Is the Marriage Valid at All?
For most people, the moment when they become married is etched into their memories forever. For one couple, it may be the moment they said “I do” at the church altar. For another couple, it may be when Elvis announced them husband and wife. For a third couple, it may be when both parties signed the marriage certificate in the courthouse or they formalized their union within their religion.
As different as the relationships of these couples may be, their marriages are all made valid by the same legal requirements. Although the law in Washington is intentionally left flexible and with strong presumptions in favor of marriage, it does require that certain criteria are met in order for a couple’s marriage to be considered valid under the law.1
Under Washington law, a valid marriage begins when both spouses comply fully with the statutory requirements. These include obtaining and filing a marriage license and solemnizing the marriage before a person with the authority to solemnize marriages.2 Marriages that do not meet all of the statutory requirements may be void (incapable of ratification) or voidable (capable of being ratified).
Marriages are void if they are expressly prohibited by Washington law. Reasons a marriage may be void include: the marriage is bigamous,3 the marriage is incestuous,4 or the parties are under the required statutory age to marry.5
A voidable marriage remains valid unless it is challenged in court and the court determines the marriage is invalid.6 An example of a voidable marriage is one where the spouses filed a false application for marriage.7 In general, if a marriage was validly contracted abroad or in another state, it will be recognized as valid in Washington.8
Accordingly, the prudent attorney would inquire as to the specific facts surrounding the client’s New Zealand ceremony and compare these facts with New Zealand law to determine whether the ceremony resulted in a valid marriage. It should be noted, however, that if a marriage is void under Washington law or contrary to public policy (for example, the marriage is bigamous or incestuous), the marriage will not be recognized as valid in Washington.9
If the party claiming the existence of a marital relationship can show that the parties were cohabitating and held themselves out to the community as husband and wife, there is a presumption that the marriage is valid.10 This presumption is strengthened if there is proof of a formal ceremony.11 Thus Stan could use photos from the couple’s Maori ceremony in Rarotonga to buttress his claim that the marriage was valid.

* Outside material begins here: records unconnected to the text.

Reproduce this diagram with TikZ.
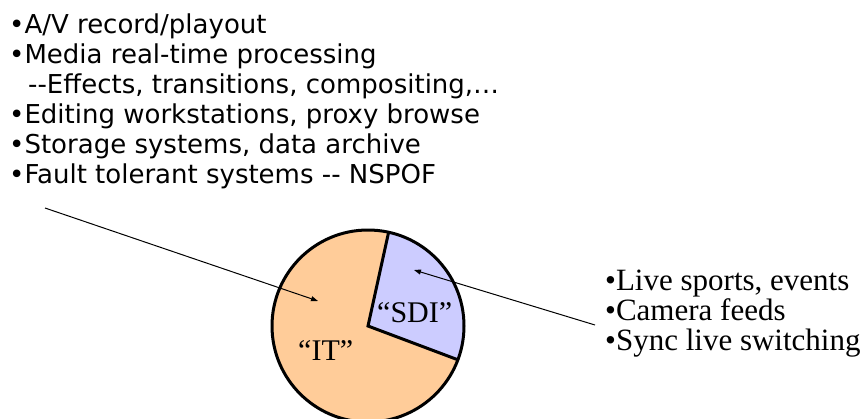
\documentclass[tikz,border=0pt]{standalone}
\usepackage{fontspec}
\setmainfont{Liberation Serif}
\newfontfamily\verd{DejaVu Sans}
\usetikzlibrary{arrows.meta,calc}
\definecolor{itfill}{HTML}{FFCC99}
\definecolor{sdifill}{HTML}{CCCCFF}
\tikzset{
  lefttext/.style={anchor=base west,inner sep=0pt,font=\verd\fontsize{26pt}{30pt}\selectfont},
  righttext/.style={anchor=base west,inner sep=0pt,font=\fontsize{31pt}{31pt}\selectfont},
  slicelabel/.style={anchor=base west,inner sep=0pt,font=\fontsize{30pt}{30pt}\selectfont},
  pointer/.style={line width=1pt,-{Triangle[length=7pt,width=5pt]}},
  wedge/.style={line width=3pt,line join=miter}
}
\begin{document}
\begin{tikzpicture}[x=1pt,y=-1pt]
\useasboundingbox (0,0) rectangle (865,418);
% pie chart (y grows downward, so upward angles are negative)
\coordinate (c) at (368,326);
\def\rad{96}
\fill[itfill] (c) circle[radius=\rad];
\fill[sdifill] (c) -- ++(20.6:\rad) arc[start angle=20.6,end angle=-77.6,radius=\rad] -- cycle;
\draw[wedge] (c) circle[radius=\rad];
\draw[wedge] ($(c)+(-77.6:\rad)$) -- (c) -- ++(20.6:\rad);
% bullets on the left
\node[lefttext] (l1) at (9,33) {•A/V record/playout};
\node[lefttext] (l2) at (9,63) {•Media real-time processing};
\node[lefttext] (l3) at (28,93) {-{}-Effects, transitions, compositing,…};
\node[lefttext] (l4) at (9,123) {•Editing workstations, proxy browse};
\node[lefttext] (l5) at (9,153) {•Storage systems, data archive};
\node[lefttext] (l6) at (9,183) {•Fault tolerant systems -{}- NSPOF};
% bullets on the right
\node[righttext] (r1) at (605,290) {•Live sports, events};
\node[righttext] (r2) at (605,320) {•Camera feeds};
\node[righttext] (r3) at (605,350) {•Sync live switching};
% slice labels
\node[slicelabel] (sdi) at (377,322) {“SDI”};
\node[slicelabel] (it) at (298,360) {“IT”};
% pointers into the slices
\coordinate (lstart) at (45,208);
\coordinate (ltip) at (318,301);
\coordinate (rstart) at (595,325);
\coordinate (rtip) at (414,270);
\draw[pointer] (lstart) -- (ltip);
\draw[pointer] (rstart) -- (rtip);
\end{tikzpicture}
\end{document}
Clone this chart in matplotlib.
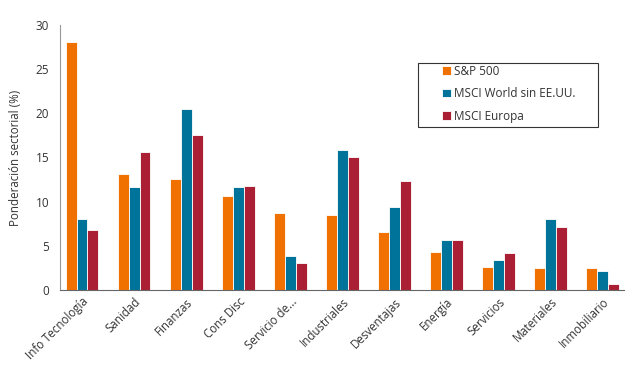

The presumption may be overcome by “other evidence aided by other counter-presumptions.”12 A counter presumption would be if Stan was still legally married to his first wife.
Even if the parties were not validly married, the court may consider the equitable doctrine of the putative spouse. A putative spouse is one who in good faith believes that the parties are legally married.13 If the court does not find a putative spouse, then depending on the facts, either party could bring a meretricious-relationship petition.14
Can the Marriage Be Annulled?
If your client did get legally married, can she ask for an annulment?15 In Washington, a party seeking to invalidate or annul a marriage must file a petition with the court for a declaration concerning validity. There are many reasons why a person might want to have their marriage declared invalid. For example, some religions restrict one’s ability to remarry after divorce, but allow remarriage if the first marriage was never valid.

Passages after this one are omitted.